Quote all of the data exactly as given. Skip every picture it contains.

Raw data:
--- --- ---

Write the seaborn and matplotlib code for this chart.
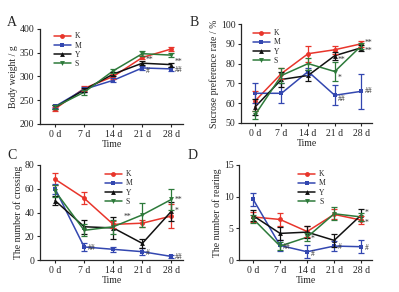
import numpy as np
import pandas as pd
import matplotlib
matplotlib.use("Agg")
import matplotlib.pyplot as plt
import seaborn as sns

# === data ===
days = ["0 d", "7 d", "14 d", "21 d", "28 d"]
groups = ["K", "M", "Y", "S"]

weight_mean = {"K": [232, 275, 300, 340, 358], "M": [237, 273, 292, 318, 316],
               "Y": [235, 272, 305, 328, 325], "S": [236, 267, 312, 348, 345]}
weight_err = {"K": [4, 5, 5, 4, 5], "M": [4, 5, 4, 4, 4],
              "Y": [4, 4, 4, 4, 4], "S": [4, 5, 4, 5, 5]}

sucrose_mean = {"K": [61, 75, 85, 87, 90], "M": [65, 65, 76, 64, 66],
                "Y": [58, 72, 74, 84, 88], "S": [54, 74, 80, 76, 89]}
sucrose_err = {"K": [5, 3, 4, 2, 1.5], "M": [5, 5, 2, 5, 9],
               "Y": [4, 4, 3, 2, 1.5], "S": [2, 4, 3, 5, 1.5]}

crossing_mean = {"K": [68, 52, 30, 31, 37], "M": [60, 11, 9, 7, 3],
                 "Y": [50, 28, 27, 14, 41], "S": [58, 25, 28, 38, 51]}
crossing_err = {"K": [5, 5, 3, 3, 10], "M": [4, 3, 2, 3, 1],
                "Y": [4, 6, 9, 4, 8], "S": [5, 5, 6, 10, 9]}

rearing_mean = {"K": [6.8, 6.4, 4.5, 7.2, 6.3], "M": [9.6, 2.3, 1.3, 2.2, 2.1],
                "Y": [7.0, 4.2, 4.4, 3.1, 7.1], "S": [6.5, 2.2, 3.6, 7.3, 6.8]}
rearing_err = {"K": [0.8, 1.0, 0.9, 0.8, 0.6], "M": [1.0, 0.8, 1.0, 0.8, 1.0],
               "Y": [0.9, 1.0, 1.0, 1.0, 1.0], "S": [0.6, 0.6, 0.6, 1.0, 0.6]}

# significance marks: (day index, y value, text)
marks_a = [(3, 336, "**"), (4, 331, "**"), (3, 311, "#"), (4, 313, "##")]
marks_b = [(3, 82, "**"), (3, 73, "*"), (3, 62, "##"), (4, 90.5, "**"), (4, 86.5, "**"), (4, 66, "##")]
marks_c = [(1, 10, "##"), (2.25, 36, "**"), (3, 6, "#"), (4, 2.5, "##"), (4, 51, "**"), (4, 41, "*")]
marks_d = [(1, 2.1, "##"), (2, 1.0, "#"), (2, 3.4, "*"), (3, 2.1, "#"), (4, 1.9, "#"),
           (4, 7.5, "*"), (4, 5.9, "*")]

colors = {"K": "#e8352b", "M": "#3347b0", "Y": "#111111", "S": "#2d7a3a"}
markers = {"K": "o", "M": "s", "Y": "^", "S": "v"}

sns.set_style("ticks")
plt.rcParams["font.family"] = ["Liberation Serif", "DejaVu Serif"]

W, H = 399, 292
fig = plt.figure(figsize=(W / 100, H / 100), dpi=100)


def px_axes(left, top, right, bottom):
    return fig.add_axes([left / W, 1 - bottom / H, (right - left) / W, (bottom - top) / H])


def panel(ax, means, errs, ylim, yticks, ylabel, marks, legend_loc, legend_anchor):
    rows = []
    for g in groups:
        for i, d in enumerate(days):
            rows.append({"day": i, "value": means[g][i], "group": g})
    df = pd.DataFrame(rows)
    sns.lineplot(data=df, x="day", y="value", hue="group", style="group",
                 palette=colors, markers=markers, dashes=False, ax=ax,
                 linewidth=1.1, markersize=3.5, markeredgewidth=0, errorbar=None)
    for g in groups:
        ax.errorbar(range(len(days)), means[g], yerr=errs[g], fmt="none",
                    ecolor=colors[g], elinewidth=0.9, capsize=2, capthick=0.9)
    for xi, yv, t in marks:
        ax.text(xi + 0.12, yv, t, fontsize=5.5, ha="left", va="center", color="#333333")
    ax.set_xlim(-0.52, 4.4)
    ax.set_ylim(*ylim)
    ax.set_yticks(yticks)
    ax.set_xticks(range(len(days)))
    ax.set_xticklabels(days)
    ax.tick_params(labelsize=7, length=2.5, width=0.8, pad=1.5)
    for s in ["left", "bottom"]:
        ax.spines[s].set_linewidth(0.9)
    sns.despine(ax=ax)
    ax.set_xlabel("Time", fontsize=7, labelpad=1)
    ax.set_ylabel(ylabel, fontsize=7, labelpad=1)
    handles, labels = ax.get_legend_handles_labels()
    ax.legend(handles, labels, loc=legend_loc, bbox_to_anchor=legend_anchor, frameon=False,
              fontsize=5.5, handlelength=2.2, labelspacing=0.15, borderpad=0.2,
              handletextpad=0.5)


ax_a = px_axes(40, 29, 183, 124)
panel(ax_a, weight_mean, weight_err, (200, 400), [200, 250, 300, 350, 400],
      "Body weight / g", marks_a, "upper left", (0.06, 1.02))

ax_b = px_axes(241, 24, 372, 123)
panel(ax_b, sucrose_mean, sucrose_err, (50, 100), [50, 60, 70, 80, 90, 100],
      "Sucrose preference rate / %", marks_b, "upper left", (0.05, 1.0))

ax_c = px_axes(40, 165, 183, 260)
panel(ax_c, crossing_mean, crossing_err, (0, 80), [0, 20, 40, 60, 80],
      "The number of crossing", marks_c, "upper center", (0.55, 1.0))

ax_d = px_axes(239, 165, 372, 260)
panel(ax_d, rearing_mean, rearing_err, (0, 15), [0, 5, 10, 15],
      "The number of rearing", marks_d, "upper center", (0.55, 1.0))

# panel letters
for letter, x, y in [("A", 7, 16), ("B", 190, 16), ("C", 7, 149), ("D", 188, 149)]:
    fig.text(x / W, 1 - y / H, letter, fontsize=10, ha="left", va="top")

plt.savefig("out.png", dpi=100)
plt.close()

--- --- ---

Reply:
Write the seaborn and matplotlib code for this chart.
import numpy as np
import pandas as pd
import matplotlib
matplotlib.use("Agg")
import matplotlib.pyplot as plt
import seaborn as sns

# === data ===
days = ["0 d", "7 d", "14 d", "21 d", "28 d"]
groups = ["K", "M", "Y", "S"]

weight_mean = {"K": [232, 275, 300, 340, 358], "M": [237, 273, 292, 318, 316],
               "Y": [235, 272, 305, 328, 325], "S": [236, 267, 312, 348, 345]}
weight_err = {"K": [4, 5, 5, 4, 5], "M": [4, 5, 4, 4, 4],
              "Y": [4, 4, 4, 4, 4], "S": [4, 5, 4, 5, 5]}

sucrose_mean = {"K": [61, 75, 85, 87, 90], "M": [65, 65, 76, 64, 66],
                "Y": [58, 72, 74, 84, 88], "S": [54, 74, 80, 76, 89]}
sucrose_err = {"K": [5, 3, 4, 2, 1.5], "M": [5, 5, 2, 5, 9],
               "Y": [4, 4, 3, 2, 1.5], "S": [2, 4, 3, 5, 1.5]}

crossing_mean = {"K": [68, 52, 30, 31, 37], "M": [60, 11, 9, 7, 3],
                 "Y": [50, 28, 27, 14, 41], "S": [58, 25, 28, 38, 51]}
crossing_err = {"K": [5, 5, 3, 3, 10], "M": [4, 3, 2, 3, 1],
                "Y": [4, 6, 9, 4, 8], "S": [5, 5, 6, 10, 9]}

rearing_mean = {"K": [6.8, 6.4, 4.5, 7.2, 6.3], "M": [9.6, 2.3, 1.3, 2.2, 2.1],
                "Y": [7.0, 4.2, 4.4, 3.1, 7.1], "S": [6.5, 2.2, 3.6, 7.3, 6.8]}
rearing_err = {"K": [0.8, 1.0, 0.9, 0.8, 0.6], "M": [1.0, 0.8, 1.0, 0.8, 1.0],
               "Y": [0.9, 1.0, 1.0, 1.0, 1.0], "S": [0.6, 0.6, 0.6, 1.0, 0.6]}

# significance marks: (day index, y value, text)
marks_a = [(3, 336, "**"), (4, 331, "**"), (3, 311, "#"), (4, 313, "##")]
marks_b = [(3, 82, "**"), (3, 73, "*"), (3, 62, "##"), (4, 90.5, "**"), (4, 86.5, "**"), (4, 66, "##")]
marks_c = [(1, 10, "##"), (2.25, 36, "**"), (3, 6, "#"), (4, 2.5, "##"), (4, 51, "**"), (4, 41, "*")]
marks_d = [(1, 2.1, "##"), (2, 1.0, "#"), (2, 3.4, "*"), (3, 2.1, "#"), (4, 1.9, "#"),
           (4, 7.5, "*"), (4, 5.9, "*")]

colors = {"K": "#e8352b", "M": "#3347b0", "Y": "#111111", "S": "#2d7a3a"}
markers = {"K": "o", "M": "s", "Y": "^", "S": "v"}

sns.set_style("ticks")
plt.rcParams["font.family"] = ["Liberation Serif", "DejaVu Serif"]

W, H = 399, 292
fig = plt.figure(figsize=(W / 100, H / 100), dpi=100)


def px_axes(left, top, right, bottom):
    return fig.add_axes([left / W, 1 - bottom / H, (right - left) / W, (bottom - top) / H])


def panel(ax, means, errs, ylim, yticks, ylabel, marks, legend_loc, legend_anchor):
    rows = []
    for g in groups:
        for i, d in enumerate(days):
            rows.append({"day": i, "value": means[g][i], "group": g})
    df = pd.DataFrame(rows)
    sns.lineplot(data=df, x="day", y="value", hue="group", style="group",
                 palette=colors, markers=markers, dashes=False, ax=ax,
                 linewidth=1.1, markersize=3.5, markeredgewidth=0, errorbar=None)
    for g in groups:
        ax.errorbar(range(len(days)), means[g], yerr=errs[g], fmt="none",
                    ecolor=colors[g], elinewidth=0.9, capsize=2, capthick=0.9)
    for xi, yv, t in marks:
        ax.text(xi + 0.12, yv, t, fontsize=5.5, ha="left", va="center", color="#333333")
    ax.set_xlim(-0.52, 4.4)
    ax.set_ylim(*ylim)
    ax.set_yticks(yticks)
    ax.set_xticks(range(len(days)))
    ax.set_xticklabels(days)
    ax.tick_params(labelsize=7, length=2.5, width=0.8, pad=1.5)
    for s in ["left", "bottom"]:
        ax.spines[s].set_linewidth(0.9)
    sns.despine(ax=ax)
    ax.set_xlabel("Time", fontsize=7, labelpad=1)
    ax.set_ylabel(ylabel, fontsize=7, labelpad=1)
    handles, labels = ax.get_legend_handles_labels()
    ax.legend(handles, labels, loc=legend_loc, bbox_to_anchor=legend_anchor, frameon=False,
              fontsize=5.5, handlelength=2.2, labelspacing=0.15, borderpad=0.2,
              handletextpad=0.5)


ax_a = px_axes(40, 29, 183, 124)
panel(ax_a, weight_mean, weight_err, (200, 400), [200, 250, 300, 350, 400],
      "Body weight / g", marks_a, "upper left", (0.06, 1.02))

ax_b = px_axes(241, 24, 372, 123)
panel(ax_b, sucrose_mean, sucrose_err, (50, 100), [50, 60, 70, 80, 90, 100],
      "Sucrose preference rate / %", marks_b, "upper left", (0.05, 1.0))

ax_c = px_axes(40, 165, 183, 260)
panel(ax_c, crossing_mean, crossing_err, (0, 80), [0, 20, 40, 60, 80],
      "The number of crossing", marks_c, "upper center", (0.55, 1.0))

ax_d = px_axes(239, 165, 372, 260)
panel(ax_d, rearing_mean, rearing_err, (0, 15), [0, 5, 10, 15],
      "The number of rearing", marks_d, "upper center", (0.55, 1.0))

# panel letters
for letter, x, y in [("A", 7, 16), ("B", 190, 16), ("C", 7, 149), ("D", 188, 149)]:
    fig.text(x / W, 1 - y / H, letter, fontsize=10, ha="left", va="top")

plt.savefig("out.png", dpi=100)
plt.close()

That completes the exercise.